- Do this
Everything from the line containing "Recreate this image" to the line containing "import plotly.graph_objects as go", both lines included, must be copied exactly; nothing else should be.

- Input material
· · · · ·

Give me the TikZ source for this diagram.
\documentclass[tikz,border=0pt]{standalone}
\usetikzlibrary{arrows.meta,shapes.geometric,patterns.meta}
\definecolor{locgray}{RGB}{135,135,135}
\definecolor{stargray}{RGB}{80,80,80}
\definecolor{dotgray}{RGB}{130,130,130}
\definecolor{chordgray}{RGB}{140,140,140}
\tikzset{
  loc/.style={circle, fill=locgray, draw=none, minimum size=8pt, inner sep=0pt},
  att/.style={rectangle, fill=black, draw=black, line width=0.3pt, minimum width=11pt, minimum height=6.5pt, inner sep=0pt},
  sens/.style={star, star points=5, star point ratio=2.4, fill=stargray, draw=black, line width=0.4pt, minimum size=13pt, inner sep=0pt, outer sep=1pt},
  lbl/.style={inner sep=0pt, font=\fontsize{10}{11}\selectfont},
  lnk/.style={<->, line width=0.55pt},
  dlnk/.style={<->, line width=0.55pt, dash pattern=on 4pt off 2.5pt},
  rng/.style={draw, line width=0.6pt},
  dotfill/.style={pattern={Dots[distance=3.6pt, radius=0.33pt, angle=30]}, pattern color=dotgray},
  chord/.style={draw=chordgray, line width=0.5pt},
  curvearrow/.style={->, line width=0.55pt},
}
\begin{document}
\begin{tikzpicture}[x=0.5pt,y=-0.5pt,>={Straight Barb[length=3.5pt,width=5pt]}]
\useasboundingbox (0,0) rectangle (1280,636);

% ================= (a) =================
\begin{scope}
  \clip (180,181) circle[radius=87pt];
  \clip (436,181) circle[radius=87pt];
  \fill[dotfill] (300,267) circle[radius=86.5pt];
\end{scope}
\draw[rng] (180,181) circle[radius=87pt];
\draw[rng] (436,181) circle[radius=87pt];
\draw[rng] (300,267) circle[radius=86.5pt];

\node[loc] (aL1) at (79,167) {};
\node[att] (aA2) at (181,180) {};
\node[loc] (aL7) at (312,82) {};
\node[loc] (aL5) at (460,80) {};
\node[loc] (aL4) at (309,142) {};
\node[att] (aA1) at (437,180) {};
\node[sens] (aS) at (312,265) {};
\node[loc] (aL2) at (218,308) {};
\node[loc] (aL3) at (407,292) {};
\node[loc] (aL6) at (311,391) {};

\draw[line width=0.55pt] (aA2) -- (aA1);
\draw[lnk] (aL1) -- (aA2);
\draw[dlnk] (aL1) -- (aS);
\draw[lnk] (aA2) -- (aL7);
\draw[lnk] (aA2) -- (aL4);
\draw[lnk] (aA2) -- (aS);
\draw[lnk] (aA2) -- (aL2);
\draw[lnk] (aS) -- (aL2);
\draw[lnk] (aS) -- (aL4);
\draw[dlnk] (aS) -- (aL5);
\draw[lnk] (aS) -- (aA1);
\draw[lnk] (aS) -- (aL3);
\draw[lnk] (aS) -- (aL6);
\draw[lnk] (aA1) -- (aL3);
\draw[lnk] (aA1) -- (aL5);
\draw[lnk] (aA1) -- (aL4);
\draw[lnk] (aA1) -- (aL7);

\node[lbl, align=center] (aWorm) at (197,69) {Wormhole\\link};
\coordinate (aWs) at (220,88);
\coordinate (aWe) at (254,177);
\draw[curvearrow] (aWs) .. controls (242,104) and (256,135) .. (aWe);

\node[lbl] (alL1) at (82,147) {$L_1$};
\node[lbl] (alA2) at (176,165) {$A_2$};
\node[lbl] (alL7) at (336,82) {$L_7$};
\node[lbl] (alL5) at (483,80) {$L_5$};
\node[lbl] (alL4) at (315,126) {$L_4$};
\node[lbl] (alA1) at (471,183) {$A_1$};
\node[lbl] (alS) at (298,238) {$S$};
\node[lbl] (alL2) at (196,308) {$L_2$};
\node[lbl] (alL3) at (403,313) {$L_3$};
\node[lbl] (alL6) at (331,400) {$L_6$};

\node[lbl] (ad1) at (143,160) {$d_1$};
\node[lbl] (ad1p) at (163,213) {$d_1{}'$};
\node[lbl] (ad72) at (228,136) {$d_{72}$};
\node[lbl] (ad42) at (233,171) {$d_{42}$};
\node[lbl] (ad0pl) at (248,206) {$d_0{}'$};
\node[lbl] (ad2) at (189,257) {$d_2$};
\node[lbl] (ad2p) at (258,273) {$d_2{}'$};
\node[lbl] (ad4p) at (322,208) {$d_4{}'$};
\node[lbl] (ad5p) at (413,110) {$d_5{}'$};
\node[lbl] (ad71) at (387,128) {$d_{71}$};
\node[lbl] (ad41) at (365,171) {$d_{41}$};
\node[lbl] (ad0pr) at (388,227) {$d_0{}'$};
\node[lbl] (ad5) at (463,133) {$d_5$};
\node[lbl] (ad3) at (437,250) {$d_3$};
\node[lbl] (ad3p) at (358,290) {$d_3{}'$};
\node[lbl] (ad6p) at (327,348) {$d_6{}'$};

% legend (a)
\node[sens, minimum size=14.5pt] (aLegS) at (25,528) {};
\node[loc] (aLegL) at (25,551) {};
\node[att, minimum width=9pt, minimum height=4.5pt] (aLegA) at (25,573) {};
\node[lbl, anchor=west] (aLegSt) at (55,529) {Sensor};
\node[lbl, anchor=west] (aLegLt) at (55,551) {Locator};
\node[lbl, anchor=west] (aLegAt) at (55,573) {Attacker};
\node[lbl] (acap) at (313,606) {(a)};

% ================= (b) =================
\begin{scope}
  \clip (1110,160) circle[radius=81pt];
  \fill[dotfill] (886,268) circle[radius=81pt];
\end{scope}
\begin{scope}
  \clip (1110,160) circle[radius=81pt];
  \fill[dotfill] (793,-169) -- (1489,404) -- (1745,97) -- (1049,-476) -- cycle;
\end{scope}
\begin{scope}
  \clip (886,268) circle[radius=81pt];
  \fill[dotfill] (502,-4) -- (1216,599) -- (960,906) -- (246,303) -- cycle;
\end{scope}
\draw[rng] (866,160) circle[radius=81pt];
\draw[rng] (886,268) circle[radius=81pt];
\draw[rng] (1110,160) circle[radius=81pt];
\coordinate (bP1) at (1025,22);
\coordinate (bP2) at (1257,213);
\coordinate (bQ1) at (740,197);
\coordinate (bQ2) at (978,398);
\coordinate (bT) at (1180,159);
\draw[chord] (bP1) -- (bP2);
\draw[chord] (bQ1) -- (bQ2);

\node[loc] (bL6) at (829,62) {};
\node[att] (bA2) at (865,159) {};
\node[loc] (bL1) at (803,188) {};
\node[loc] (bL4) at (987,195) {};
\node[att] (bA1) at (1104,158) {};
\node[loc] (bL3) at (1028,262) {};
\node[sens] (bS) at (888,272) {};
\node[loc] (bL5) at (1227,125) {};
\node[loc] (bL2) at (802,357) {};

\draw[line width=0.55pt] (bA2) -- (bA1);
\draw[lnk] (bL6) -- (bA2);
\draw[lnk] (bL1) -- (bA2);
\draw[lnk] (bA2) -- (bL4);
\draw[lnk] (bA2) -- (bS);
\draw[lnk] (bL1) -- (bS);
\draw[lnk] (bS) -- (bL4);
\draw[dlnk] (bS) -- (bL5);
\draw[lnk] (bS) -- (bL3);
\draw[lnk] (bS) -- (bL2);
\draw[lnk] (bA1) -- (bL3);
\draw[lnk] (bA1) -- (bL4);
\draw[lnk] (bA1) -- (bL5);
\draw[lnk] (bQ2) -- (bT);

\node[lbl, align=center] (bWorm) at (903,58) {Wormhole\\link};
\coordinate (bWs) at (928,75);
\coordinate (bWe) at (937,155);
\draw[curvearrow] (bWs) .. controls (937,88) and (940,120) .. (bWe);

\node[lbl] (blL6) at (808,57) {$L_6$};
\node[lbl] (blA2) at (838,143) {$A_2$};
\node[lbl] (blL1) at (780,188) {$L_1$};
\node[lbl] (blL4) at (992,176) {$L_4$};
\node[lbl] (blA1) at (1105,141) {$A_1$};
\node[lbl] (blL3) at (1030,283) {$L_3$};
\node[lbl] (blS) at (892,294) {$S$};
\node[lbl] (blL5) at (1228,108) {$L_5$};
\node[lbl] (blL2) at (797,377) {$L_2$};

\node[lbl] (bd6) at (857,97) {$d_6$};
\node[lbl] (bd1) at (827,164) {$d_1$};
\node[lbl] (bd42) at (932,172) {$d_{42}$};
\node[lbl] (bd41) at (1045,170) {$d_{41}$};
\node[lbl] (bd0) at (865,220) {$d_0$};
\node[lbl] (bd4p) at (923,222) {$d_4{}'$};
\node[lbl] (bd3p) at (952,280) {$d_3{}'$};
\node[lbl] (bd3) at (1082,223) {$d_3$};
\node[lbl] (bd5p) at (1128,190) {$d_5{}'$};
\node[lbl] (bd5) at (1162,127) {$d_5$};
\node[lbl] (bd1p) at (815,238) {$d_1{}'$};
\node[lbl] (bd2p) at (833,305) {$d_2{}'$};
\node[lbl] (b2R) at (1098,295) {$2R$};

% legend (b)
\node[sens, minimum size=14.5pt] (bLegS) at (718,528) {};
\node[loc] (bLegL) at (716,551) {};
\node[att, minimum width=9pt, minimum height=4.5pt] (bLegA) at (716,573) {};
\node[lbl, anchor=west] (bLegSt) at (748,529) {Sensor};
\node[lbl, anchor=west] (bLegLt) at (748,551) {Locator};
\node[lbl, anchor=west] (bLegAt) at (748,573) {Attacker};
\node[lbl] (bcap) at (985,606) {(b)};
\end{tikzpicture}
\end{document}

· · · · ·

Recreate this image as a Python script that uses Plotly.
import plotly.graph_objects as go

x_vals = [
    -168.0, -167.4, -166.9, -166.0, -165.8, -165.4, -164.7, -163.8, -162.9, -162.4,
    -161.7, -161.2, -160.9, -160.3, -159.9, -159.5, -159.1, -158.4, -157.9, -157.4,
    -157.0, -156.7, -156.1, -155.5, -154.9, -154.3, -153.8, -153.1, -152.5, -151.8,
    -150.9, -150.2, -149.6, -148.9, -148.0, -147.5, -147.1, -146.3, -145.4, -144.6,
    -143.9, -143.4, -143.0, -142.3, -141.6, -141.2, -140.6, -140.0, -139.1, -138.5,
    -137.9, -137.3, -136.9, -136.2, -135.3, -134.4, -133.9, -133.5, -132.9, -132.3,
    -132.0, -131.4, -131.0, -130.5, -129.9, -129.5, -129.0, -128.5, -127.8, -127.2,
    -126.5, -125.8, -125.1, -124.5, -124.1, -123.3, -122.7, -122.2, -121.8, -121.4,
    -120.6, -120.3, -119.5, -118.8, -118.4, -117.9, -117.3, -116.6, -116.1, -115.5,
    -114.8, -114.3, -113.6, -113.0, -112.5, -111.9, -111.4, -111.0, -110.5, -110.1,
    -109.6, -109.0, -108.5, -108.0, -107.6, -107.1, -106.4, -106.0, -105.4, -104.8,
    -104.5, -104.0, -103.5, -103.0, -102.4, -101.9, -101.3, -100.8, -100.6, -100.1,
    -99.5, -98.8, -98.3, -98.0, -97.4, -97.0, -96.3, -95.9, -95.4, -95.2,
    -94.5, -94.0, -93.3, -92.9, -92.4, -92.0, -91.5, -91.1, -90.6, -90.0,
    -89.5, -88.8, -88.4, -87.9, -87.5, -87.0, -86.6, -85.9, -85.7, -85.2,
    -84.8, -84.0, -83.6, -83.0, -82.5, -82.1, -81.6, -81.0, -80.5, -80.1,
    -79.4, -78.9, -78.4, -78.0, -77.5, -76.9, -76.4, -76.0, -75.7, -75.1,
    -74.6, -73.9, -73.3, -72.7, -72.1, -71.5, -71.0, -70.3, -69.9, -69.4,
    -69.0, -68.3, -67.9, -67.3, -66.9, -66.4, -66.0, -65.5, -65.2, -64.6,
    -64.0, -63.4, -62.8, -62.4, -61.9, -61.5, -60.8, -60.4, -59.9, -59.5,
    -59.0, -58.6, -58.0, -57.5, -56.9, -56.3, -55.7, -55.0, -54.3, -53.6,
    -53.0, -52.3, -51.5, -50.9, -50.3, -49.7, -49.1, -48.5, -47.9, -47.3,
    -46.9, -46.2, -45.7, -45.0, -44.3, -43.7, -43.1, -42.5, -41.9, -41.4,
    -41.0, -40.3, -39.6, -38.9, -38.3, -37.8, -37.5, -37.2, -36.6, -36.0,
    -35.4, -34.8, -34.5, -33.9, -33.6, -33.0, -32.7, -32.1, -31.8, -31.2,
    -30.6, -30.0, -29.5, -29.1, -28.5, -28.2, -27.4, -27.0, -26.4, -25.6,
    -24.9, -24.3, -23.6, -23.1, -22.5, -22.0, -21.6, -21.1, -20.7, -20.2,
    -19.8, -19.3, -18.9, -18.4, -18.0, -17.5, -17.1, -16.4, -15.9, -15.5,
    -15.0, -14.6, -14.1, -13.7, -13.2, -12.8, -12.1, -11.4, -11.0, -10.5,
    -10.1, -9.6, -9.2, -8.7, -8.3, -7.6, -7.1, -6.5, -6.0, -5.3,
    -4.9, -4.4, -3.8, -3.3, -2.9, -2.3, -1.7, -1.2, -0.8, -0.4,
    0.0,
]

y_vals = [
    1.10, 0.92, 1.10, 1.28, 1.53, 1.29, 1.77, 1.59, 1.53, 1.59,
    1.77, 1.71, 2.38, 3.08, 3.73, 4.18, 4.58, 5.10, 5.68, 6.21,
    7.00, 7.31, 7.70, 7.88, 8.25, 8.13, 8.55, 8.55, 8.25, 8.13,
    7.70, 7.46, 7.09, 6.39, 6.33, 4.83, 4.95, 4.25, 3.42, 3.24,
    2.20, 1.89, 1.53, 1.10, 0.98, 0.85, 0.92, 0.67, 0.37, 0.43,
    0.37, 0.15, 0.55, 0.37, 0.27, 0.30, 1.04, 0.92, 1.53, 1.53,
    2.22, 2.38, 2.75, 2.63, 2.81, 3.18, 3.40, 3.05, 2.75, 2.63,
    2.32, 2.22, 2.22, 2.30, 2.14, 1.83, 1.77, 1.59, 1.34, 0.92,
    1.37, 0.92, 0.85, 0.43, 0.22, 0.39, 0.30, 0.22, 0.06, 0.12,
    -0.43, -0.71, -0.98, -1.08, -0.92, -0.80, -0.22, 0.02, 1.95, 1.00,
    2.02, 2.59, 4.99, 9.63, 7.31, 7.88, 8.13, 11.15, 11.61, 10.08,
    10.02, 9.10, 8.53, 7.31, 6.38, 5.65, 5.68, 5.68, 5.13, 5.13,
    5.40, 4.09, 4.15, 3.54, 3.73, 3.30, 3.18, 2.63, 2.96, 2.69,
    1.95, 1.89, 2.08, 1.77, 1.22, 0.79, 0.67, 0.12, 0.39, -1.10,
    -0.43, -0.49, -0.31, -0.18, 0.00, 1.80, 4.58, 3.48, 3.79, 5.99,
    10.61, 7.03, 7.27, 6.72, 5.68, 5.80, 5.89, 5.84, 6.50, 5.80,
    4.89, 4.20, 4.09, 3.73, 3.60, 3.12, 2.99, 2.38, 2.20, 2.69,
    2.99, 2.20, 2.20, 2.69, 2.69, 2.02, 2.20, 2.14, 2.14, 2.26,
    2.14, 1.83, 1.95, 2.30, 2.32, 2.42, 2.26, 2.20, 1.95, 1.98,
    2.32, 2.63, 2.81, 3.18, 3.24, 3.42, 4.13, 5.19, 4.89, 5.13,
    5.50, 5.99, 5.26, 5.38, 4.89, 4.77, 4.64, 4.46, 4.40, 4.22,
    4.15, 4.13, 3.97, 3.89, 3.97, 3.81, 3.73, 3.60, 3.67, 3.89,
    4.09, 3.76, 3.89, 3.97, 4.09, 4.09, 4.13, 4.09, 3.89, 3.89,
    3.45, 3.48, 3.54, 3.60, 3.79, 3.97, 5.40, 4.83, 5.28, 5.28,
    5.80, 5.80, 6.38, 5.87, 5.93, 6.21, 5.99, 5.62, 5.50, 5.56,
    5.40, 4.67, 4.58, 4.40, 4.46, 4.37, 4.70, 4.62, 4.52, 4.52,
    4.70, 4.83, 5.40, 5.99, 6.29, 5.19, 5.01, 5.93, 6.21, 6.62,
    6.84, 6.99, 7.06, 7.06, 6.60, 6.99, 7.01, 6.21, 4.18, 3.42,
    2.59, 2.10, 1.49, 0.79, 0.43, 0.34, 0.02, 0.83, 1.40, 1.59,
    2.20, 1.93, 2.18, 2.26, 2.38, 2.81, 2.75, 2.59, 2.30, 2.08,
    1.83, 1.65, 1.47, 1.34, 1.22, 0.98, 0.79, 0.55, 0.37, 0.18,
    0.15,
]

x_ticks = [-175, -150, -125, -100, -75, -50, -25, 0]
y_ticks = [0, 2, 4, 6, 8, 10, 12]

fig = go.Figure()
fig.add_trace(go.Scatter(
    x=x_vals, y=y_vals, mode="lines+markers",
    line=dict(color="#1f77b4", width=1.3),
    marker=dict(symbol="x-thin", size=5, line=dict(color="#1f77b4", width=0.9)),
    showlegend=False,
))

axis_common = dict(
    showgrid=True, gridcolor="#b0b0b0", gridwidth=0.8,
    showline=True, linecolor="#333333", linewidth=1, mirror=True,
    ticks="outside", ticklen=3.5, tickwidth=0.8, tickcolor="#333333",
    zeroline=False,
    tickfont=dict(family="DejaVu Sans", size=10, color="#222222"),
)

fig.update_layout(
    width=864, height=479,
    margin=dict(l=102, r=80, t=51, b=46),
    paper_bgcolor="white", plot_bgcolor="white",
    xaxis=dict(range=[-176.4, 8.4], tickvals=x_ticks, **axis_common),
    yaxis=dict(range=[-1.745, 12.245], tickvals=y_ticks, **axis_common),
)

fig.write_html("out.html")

· · · · ·

- Reply to the exercise
Recreate this image as a Python script that uses Plotly.
import plotly.graph_objects as go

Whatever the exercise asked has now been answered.